Issue of Inconsistent Region Count After Expanding One Node in a 3-Replica 3-TiKV Setup

Note:
This topic has been translated from a Chinese forum by GPT and might contain errors.

Original topic: 3副本3个tikv扩容一个节点后region_count数不一致问题

| username: TiDBer_Y2d2kiJh

[TiDB Usage Environment] Production Environment / Testing / Poc
[TiDB Version] v5.4.0 2tidb 3pd 3tikv 2ha
[Reproduction Path] Due to an IO failure, a tikv was expanded on August 16 and then a tikv was reduced. Both the leader and region_count were balanced. After expanding a tikv on September 8, the leader was balanced, but the region_count was balanced in pairs. The two old tikvs were balanced, and the newly added region_count was balanced, as shown in the figure:
[Encountered Problem: Problem Phenomenon and Impact]
[Resource Configuration] Enter TiDB Dashboard - Cluster Info - Hosts and take a screenshot of this page
[Attachments: Screenshots/Logs/Monitoring]


| username: zhanggame1 | Original post link

Are all hard drive capacities the same?

| username: TiDBer_Y2d2kiJh | Original post link

The newly added storage is 1.5T, and the original storage space of the 3 TiKV nodes is around 1000G.

| username: zhanggame1 | Original post link

Theoretically, the number of regions on TiKV is related to the disk capacity. The larger the disk, the more regions there will be.

| username: h5n1 | Original post link

Check the file system utilization rate.

| username: TiDBer_Y2d2kiJh | Original post link

The TiKV data disk usage added on September 8 is 7%, the TiKV data disk usage added on August 16 is 14%, and the usage of the old two TiKV data disks is 22% and 25%.

| username: Kongdom | Original post link

Take a look at the scores of each node? The distribution should be based on the scores.

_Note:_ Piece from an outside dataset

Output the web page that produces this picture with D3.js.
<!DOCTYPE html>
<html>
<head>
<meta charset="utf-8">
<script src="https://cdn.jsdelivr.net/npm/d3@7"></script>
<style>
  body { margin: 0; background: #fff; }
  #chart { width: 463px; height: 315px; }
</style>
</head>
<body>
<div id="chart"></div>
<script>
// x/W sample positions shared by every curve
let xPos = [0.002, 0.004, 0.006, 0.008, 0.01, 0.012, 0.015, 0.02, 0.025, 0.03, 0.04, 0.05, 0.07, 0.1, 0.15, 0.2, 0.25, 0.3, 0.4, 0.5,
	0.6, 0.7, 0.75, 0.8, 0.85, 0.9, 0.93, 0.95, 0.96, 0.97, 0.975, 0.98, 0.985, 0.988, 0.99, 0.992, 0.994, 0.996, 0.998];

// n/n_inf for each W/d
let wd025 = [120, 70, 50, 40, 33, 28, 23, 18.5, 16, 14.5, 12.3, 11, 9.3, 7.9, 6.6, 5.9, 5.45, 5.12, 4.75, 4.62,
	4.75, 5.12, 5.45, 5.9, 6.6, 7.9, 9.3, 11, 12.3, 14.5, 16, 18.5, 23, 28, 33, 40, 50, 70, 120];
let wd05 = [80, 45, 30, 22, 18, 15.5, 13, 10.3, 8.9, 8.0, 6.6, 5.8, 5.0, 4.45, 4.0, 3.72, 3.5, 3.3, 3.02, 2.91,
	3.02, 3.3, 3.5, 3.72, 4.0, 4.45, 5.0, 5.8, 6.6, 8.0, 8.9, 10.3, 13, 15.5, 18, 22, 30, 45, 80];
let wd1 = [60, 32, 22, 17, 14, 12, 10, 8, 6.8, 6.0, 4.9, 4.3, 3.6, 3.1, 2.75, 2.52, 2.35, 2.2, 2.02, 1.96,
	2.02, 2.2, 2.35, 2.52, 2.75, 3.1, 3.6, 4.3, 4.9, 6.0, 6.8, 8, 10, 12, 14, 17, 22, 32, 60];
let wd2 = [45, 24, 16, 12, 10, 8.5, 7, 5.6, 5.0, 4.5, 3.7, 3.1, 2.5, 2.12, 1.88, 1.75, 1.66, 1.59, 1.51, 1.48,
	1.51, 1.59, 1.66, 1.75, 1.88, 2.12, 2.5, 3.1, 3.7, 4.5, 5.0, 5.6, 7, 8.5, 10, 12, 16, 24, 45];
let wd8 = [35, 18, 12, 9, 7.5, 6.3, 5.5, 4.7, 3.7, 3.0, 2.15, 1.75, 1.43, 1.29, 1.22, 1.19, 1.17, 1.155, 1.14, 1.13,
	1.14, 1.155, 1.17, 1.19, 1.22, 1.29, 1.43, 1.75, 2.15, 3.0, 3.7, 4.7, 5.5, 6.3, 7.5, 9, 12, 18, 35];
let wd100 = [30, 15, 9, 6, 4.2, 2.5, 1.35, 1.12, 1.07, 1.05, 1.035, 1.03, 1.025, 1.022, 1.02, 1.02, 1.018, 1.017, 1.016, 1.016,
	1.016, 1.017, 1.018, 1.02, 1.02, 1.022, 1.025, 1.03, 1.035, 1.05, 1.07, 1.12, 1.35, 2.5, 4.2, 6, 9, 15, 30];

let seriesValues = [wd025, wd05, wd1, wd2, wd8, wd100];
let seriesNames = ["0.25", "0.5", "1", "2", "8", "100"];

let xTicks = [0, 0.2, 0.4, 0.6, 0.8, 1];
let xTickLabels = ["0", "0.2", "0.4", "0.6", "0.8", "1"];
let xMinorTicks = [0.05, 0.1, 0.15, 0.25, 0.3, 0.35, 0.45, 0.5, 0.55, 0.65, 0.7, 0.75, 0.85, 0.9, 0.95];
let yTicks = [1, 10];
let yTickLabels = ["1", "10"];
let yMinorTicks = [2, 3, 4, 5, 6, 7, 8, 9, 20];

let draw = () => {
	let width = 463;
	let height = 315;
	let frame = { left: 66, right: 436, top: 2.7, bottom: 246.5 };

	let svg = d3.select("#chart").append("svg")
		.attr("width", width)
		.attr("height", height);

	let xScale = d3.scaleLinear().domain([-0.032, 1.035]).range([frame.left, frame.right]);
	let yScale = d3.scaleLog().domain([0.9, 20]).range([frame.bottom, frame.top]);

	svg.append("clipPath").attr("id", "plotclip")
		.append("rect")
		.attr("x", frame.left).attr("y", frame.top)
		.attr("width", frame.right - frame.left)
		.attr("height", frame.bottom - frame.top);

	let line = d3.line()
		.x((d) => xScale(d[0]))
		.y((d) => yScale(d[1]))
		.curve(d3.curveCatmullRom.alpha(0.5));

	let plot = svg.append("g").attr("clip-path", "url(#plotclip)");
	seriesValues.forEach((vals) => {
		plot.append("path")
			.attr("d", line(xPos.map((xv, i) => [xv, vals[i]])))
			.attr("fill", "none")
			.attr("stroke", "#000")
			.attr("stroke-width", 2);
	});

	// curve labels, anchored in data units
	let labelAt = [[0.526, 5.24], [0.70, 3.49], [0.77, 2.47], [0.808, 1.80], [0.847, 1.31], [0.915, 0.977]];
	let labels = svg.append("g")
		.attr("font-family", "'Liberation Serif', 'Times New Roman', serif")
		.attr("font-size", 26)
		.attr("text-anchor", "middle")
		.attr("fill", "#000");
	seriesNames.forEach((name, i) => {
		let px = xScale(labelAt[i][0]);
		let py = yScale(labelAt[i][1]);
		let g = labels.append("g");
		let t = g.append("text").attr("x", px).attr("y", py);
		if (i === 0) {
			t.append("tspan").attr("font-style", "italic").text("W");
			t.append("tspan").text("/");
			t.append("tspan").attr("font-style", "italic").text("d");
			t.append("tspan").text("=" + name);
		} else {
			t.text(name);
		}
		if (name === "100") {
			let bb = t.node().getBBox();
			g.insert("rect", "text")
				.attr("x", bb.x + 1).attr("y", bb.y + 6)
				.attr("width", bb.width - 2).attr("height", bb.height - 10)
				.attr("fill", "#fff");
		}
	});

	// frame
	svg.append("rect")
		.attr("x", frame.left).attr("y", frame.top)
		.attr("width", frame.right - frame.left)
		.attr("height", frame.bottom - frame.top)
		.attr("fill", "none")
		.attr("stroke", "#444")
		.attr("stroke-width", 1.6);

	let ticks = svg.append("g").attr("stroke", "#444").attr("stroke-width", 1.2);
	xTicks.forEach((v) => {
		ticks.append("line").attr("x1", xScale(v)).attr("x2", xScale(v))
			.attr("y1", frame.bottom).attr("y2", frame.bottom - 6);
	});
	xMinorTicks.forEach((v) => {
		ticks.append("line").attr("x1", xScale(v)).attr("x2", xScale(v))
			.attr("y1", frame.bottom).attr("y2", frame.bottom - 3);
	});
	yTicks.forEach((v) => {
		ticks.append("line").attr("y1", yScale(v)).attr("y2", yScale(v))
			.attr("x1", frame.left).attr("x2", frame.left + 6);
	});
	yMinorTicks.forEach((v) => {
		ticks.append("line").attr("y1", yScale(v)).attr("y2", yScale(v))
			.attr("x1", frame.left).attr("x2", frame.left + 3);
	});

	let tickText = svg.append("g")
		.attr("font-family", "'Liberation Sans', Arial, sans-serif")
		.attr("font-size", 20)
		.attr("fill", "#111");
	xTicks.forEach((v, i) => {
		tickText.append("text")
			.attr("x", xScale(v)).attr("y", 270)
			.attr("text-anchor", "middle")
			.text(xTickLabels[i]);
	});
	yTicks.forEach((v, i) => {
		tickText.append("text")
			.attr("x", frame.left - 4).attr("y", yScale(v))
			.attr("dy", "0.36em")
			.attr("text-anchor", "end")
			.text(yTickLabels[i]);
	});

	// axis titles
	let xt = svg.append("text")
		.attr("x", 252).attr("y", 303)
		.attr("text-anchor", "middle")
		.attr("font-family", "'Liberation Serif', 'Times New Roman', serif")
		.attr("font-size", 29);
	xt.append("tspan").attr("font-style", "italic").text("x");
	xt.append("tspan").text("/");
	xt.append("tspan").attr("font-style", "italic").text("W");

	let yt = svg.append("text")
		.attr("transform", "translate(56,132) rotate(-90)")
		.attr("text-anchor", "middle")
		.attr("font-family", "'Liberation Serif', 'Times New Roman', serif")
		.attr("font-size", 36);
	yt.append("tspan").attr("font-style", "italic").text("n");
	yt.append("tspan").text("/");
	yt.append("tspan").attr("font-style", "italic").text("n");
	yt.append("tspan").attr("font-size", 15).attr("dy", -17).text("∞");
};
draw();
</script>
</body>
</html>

| username: TiDBer_Y2d2kiJh | Original post link

How can I view the scores of each node?

| username: TiDBer_Y2d2kiJh | Original post link

I tested this issue by adding a TiKV node to a 3-node, 3-replica cluster. After adding the node, both the leader and region counts were 0, and no data balancing occurred. When I scaled down one of the original three TiKV nodes, data started to balance to the new node, specifically balancing the data from the scaled-down node to the newly added node. Therefore, any TiKV nodes added later will balance the data from the scaled-down node. When multiple nodes are added, they will evenly distribute the data from the last scaled-down node, resulting in an imbalance with the original data.

| username: 有猫万事足 | Original post link

The version is a bit outdated.

In the end, it all comes down to balance-region-scheduler and balance-leader-scheduler.

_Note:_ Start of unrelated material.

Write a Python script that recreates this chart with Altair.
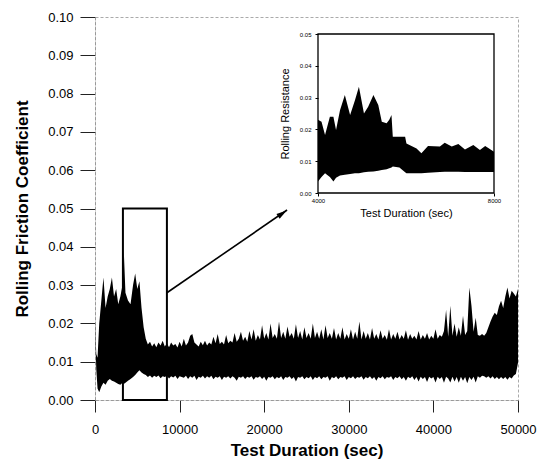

It seems that PD in version 5.4 still cannot configure these two schedulers. So, there isn’t a good way to control them. Even pdctl can’t do it manually.

| username: Hacker007 | Original post link

I’m not sure which version and server differences you’re referring to. In my case, after scaling out, the number of nodes is consistent. What you’re experiencing seems a bit strange.